# Homework #4: Analyzing Data Frames
Analyze the [MovieLens](https://grouplens.org/datasets/movielens/) `ml-latest-small` dataset and find the answer to the following questions:
#### CMP 333: Data Management and Analysis - Isaac D. Hoyos

In [1]:
import pandas as pd

# Load CSV files.
movies_df = pd.read_csv("movies.csv")
ratings_df = pd.read_csv("ratings.csv")

# Convert timestamp to datetime and extract year.
ratings_df['datetime'] = pd.to_datetime(ratings_df['timestamp'], unit = 's')
ratings_df['year'] = ratings_df['datetime'].dt.year

## **1. Which 5 comedy movies receive the largest number of ratings?**

In [2]:
# Filter comedy movies.
comedy_movies = movies_df[movies_df['genres'].str.contains('Comedy', case = False, na = False)]

# Merge with ratings data.
comedy_ratings = pd.merge(ratings_df, comedy_movies, on = 'movieId', how = 'inner')

# Count the number of ratings for each comedy movie.
comedy_counts = comedy_ratings.groupby(['movieId', 'title'])['rating'].count().reset_index(name='num_ratings')

# Sort in descending order and show the top 5.
top5_comedies = comedy_counts.sort_values('num_ratings', ascending = False).head(5)

print("Top 5 Comedy Movies With The Largest Number of Ratings:")
display(top5_comedies[['title', 'num_ratings']])

Top 5 Comedy Movies With The Largest Number of Ratings:


Unnamed: 0,title,num_ratings
115,Forrest Gump (1994),329
94,Pulp Fiction (1994),307
0,Toy Story (1995),215
194,Aladdin (1992),183
197,Fargo (1996),181


## **2. Which user gave the most ratings in 2018? How many ratings did he or she give?**

In [3]:
# Filter ratings made in 2018.
ratings_2018 = ratings_df[ratings_df['year'] == 2018]

# Count number of ratings per user.
user_2018_counts = ratings_2018.groupby('userId')['rating'].count().reset_index(name='num_ratings')
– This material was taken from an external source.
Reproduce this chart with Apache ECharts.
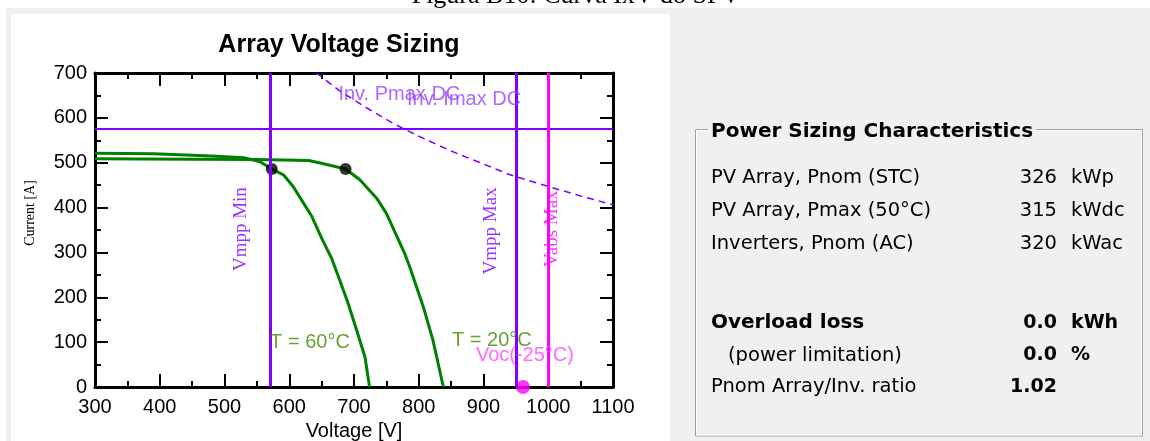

# Find the top user in the data.
if not user_2018_counts.empty:
    top_user_2018 = user_2018_counts.sort_values('num_ratings', ascending=False).head(1)
    top_user_id = top_user_2018.iloc[0]['userId']
    top_user_ratings = top_user_2018.iloc[0]['num_ratings']
    print(f"The User With The Most Ratings in 2018: {top_user_id}")
    print(f"Number of Ratings The User Gave in 2018: {top_user_ratings}")
    
    # Display the table
    display(top_user_2018)
else:
    print("No ratings found for 2018.")

The User With The Most Ratings in 2018: 599
Number of Ratings The User Gave in 2018: 794


Unnamed: 0,userId,num_ratings
47,599,794


## **3. Which 5 drama movies have the highest average rating? (Do not count movies with fewer than 10 ratings.)**

In [4]:
# Filter drama movies.
drama_movies = movies_df[movies_df['genres'].str.contains('Drama', case = False, na = False)]

# Merge with ratings data.
drama_ratings = pd.merge(ratings_df, drama_movies, on = 'movieId', how = 'inner')
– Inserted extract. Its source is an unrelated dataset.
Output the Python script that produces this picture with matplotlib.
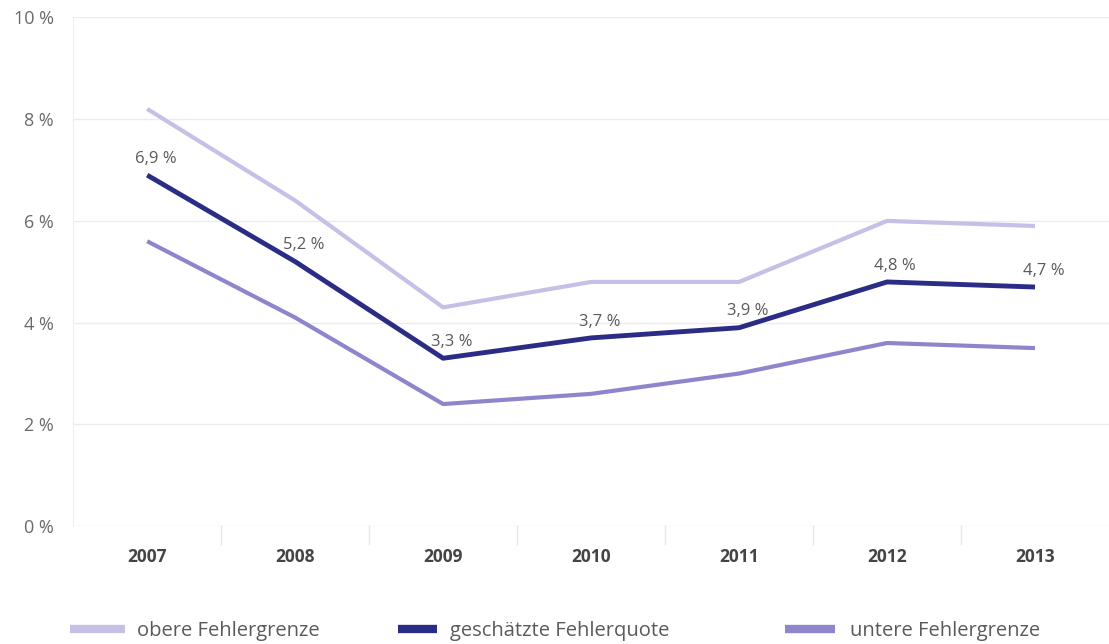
import numpy as np
import matplotlib.pyplot as plt
from matplotlib.lines import Line2D

plt.rcParams['font.family'] = ['Open Sans', 'DejaVu Sans']

years = ['2007', '2008', '2009', '2010', '2011', '2012', '2013']
obere = [8.2, 6.4, 4.3, 4.8, 4.8, 6.0, 5.9]
geschaetzt = [6.9, 5.2, 3.3, 3.7, 3.9, 4.8, 4.7]
untere = [5.6, 4.1, 2.4, 2.6, 3.0, 3.6, 3.5]
y_ticks = [0, 2, 4, 6, 8, 10]
labels = ['obere Fehlergrenze', 'geschätzte Fehlerquote', 'untere Fehlergrenze']

c_obere = '#c6bfe6'
c_mid = '#2a2c86'
c_untere = '#8e86cc'
c_text = '#5a5a5a'

W, H = 11.09, 6.44
fig = plt.figure(figsize=(W, H), dpi=100)
ax = fig.add_axes([0.066, 0.183, 0.934, 0.79])

x = np.arange(len(years))
ax.plot(x, obere, color=c_obere, lw=3, solid_capstyle='butt', zorder=2)
ax.plot(x, untere, color=c_untere, lw=3, solid_capstyle='butt', zorder=2)
ax.plot(x, geschaetzt, color=c_mid, lw=3.5, solid_capstyle='butt', zorder=3)

for xi, v in zip(x, geschaetzt):
    ax.annotate(f'{v:.1f} %'.replace('.', ','), (xi, v), xytext=(6, 6),
                textcoords='offset points', ha='center', va='bottom',
                fontsize=12, color=c_text)

ax.set_xlim(-0.5, len(years) - 0.5)
ax.set_ylim(0, 10)
ax.set_yticks(y_ticks)
ax.set_yticklabels([f'{t} %' for t in y_ticks], fontsize=13, color='#6a6a6a')
ax.set_xticks(x)
ax.set_xticklabels(years, fontsize=12.5, fontweight='bold', color='#444444')
ax.tick_params(axis='y', length=0, pad=14)
ax.tick_params(axis='x', length=0, pad=16)
ax.yaxis.grid(True, color='#ececec', lw=1)
ax.set_axisbelow(True)
for s in ['top', 'right', 'bottom']:
    ax.spines[s].set_visible(False)
ax.spines['left'].set_color('#eeeeee')

# category separators below the axis
for b in np.arange(0.5, len(years) - 1, 1):
    ax.plot([b, b], [0, -0.35], color='#e6e6e6', lw=1, clip_on=False)

# legend drawn by hand along the bottom
colors = [c_obere, c_mid, c_untere]
handle_px = [(70, 125), (398, 437), (785, 835)]
text_px = [137, 450, 850]
ly = 1 - 631 / (H * 100)
for c, (h0, h1), tx, lab in zip(colors, handle_px, text_px, labels):
    fig.add_artist(Line2D([h0 / (W * 100), h1 / (W * 100)], [ly + 0.003, ly + 0.003],
                          color=c, lw=6, solid_capstyle='butt'))
    fig.text(tx / (W * 100), ly, lab, fontsize=14.5, color=c_text,
             ha='left', va='center')

fig.savefig('out.png', dpi=100)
# Calculate average rating and rating count per movie.
drama_stats = drama_ratings.groupby(['movieId', 'title'])['rating'].agg(['mean', 'count']).reset_index()
drama_stats = drama_stats.rename(columns = {'mean': 'avg_rating', 'count': 'num_ratings'})
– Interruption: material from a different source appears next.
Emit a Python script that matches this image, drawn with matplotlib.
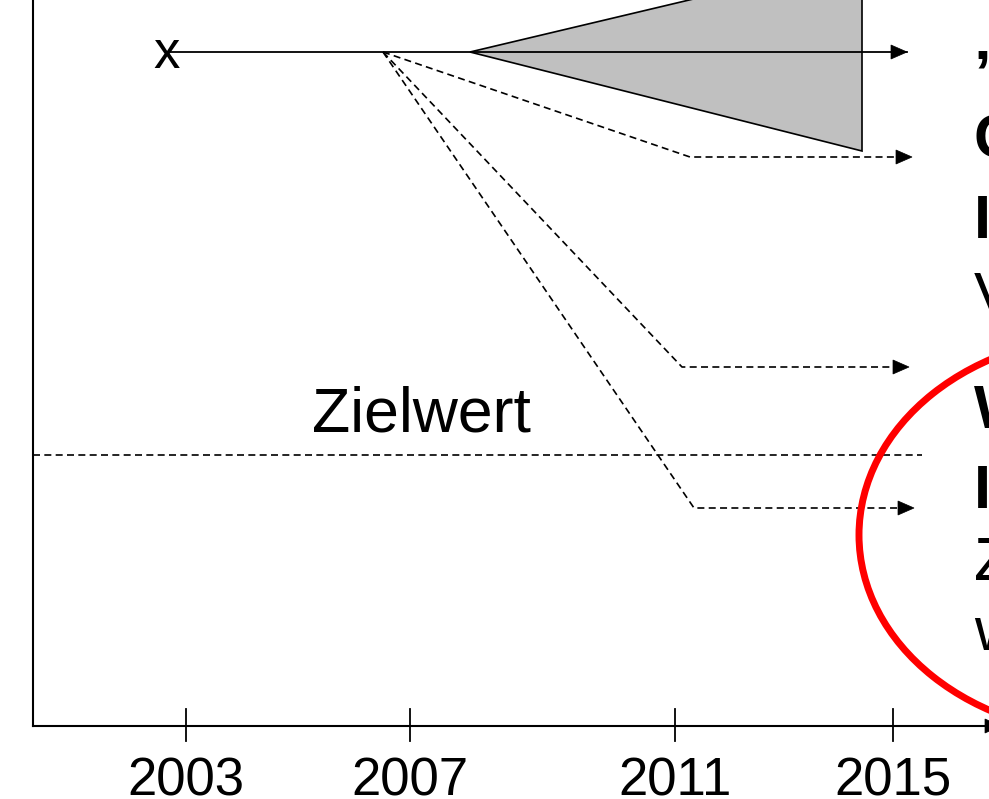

# Keep movies with at least 10 ratings.
drama_stats_filtered = drama_stats[drama_stats['num_ratings'] >= 10]

# Sort by average rating and show the top 5.
top5_drama = drama_stats_filtered.sort_values(['avg_rating', 'num_ratings'], ascending = [False, False]).head(5)

print("Top 5 Drama Movies With The Highest Average Rating:")
display(top5_drama[['title', 'avg_rating', 'num_ratings']])

Top 5 Drama Movies With The Highest Average Rating:


Unnamed: 0,title,avg_rating,num_ratings
389,Secrets & Lies (1996),4.590909,11
1230,Guess Who's Coming to Dinner (1967),4.545455,11
437,Paths of Glory (1957),4.541667,12
414,"Streetcar Named Desire, A (1951)",4.475,20
847,"Celebration, The (Festen) (1998)",4.458333,12